A Quick Thought About Mesos-DNS

A colleague recently pointed me to the recent Mesosphere announcement of Mesos-DNS, a DNS-based service discovery mechanism for Apache Mesos clusters. A comment made in the announcement got me thinking, and I wanted to briefly share my thoughts.

The comment that got me thinking was this:

Mesos-DNS is simple and stateless. Unlike Consul and SkyDNS, it does not require consensus mechanisms, persistent storage, or a replicated log.

If you’ve been following along here on my site, you know that I’ve written about Consul before (see here), and I have more Consul content planned. I’m reasonably familiar with Consul’s architecture and requirements. Likewise, although I haven’t specifically written about SkyDNS, it’s based on etcd, which I have talked about (see here). The Mesos-DNS article seems to imply that Mesos-DNS is somehow less complex than either of these two solutions because it doesn’t require consensus mechanisms, persistent storage, or a replicated log.

However, in my mind that’s a misleading statement. Yes, Consul does require a consensus mechanism (it uses Raft, like etcd). SkyDNS (as I understand it, at least) simply leverages etcd, so technically SkyDNS itself doesn’t require a consensus mechanism. And the assertion that SkyDNS itself doesn’t require a consensus mechanism is no different than the assertion that Mesos-DNS itself doesn’t require one either—both of them rely on something else that provides this functionality. In the case of SkyDNS, it’s etcd; in the case of Mesos-DNS, it’s Mesos, which does require a consensus mechanism. Therefore, to say that Mesos-DNS doesn’t require a consensus mechanism (when in fact it relies on one in Mesos) while SkyDNS does (when in fact that functionality is provided by etcd) is misleading. You can either say that neither Mesos-DNS nor SkyDNS require a consensus mechanism (because it is provided by a different component), or you can say that both Mesos-DNS and SkyDNS require a consensus mechanism because both of them rely on another component that incorporates consensus functionality.

Now, this statement is fair when discussing Consul, which does incorporate its own consensus and clustering technologies. Of course, the key difference between Mesos-DNS and Consul is that Mesos-DNS is purpose-built for Mesos environments, whereas Consul could work with any kind of environment. Therefore, Consul had to build in its own consensus/clustering functionality, while Mesos-DNS knew it could rely on the underlying functionality found in Mesos.

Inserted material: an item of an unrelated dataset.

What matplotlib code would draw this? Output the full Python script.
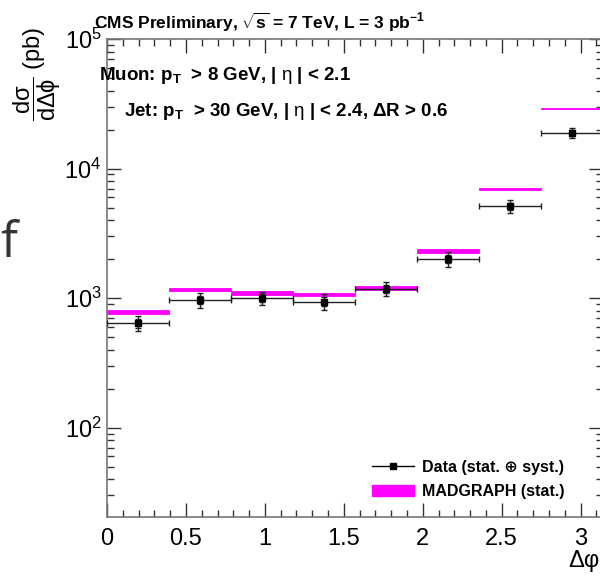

I know this doesn’t seem like a very big deal, but I felt like it needed to be mentioned. There is a saying that goes something like this:

“We judge others by their behavior. We judge ourselves by our intentions.”

(The earliest known attribution for this quote is 1917, by Montague Jocelyn King-Harmon in “British Boys: Their Training and Prospects.”)

I think a variation of this saying is applicable here: you can’t chide other products for their external dependencies while overlooking your own.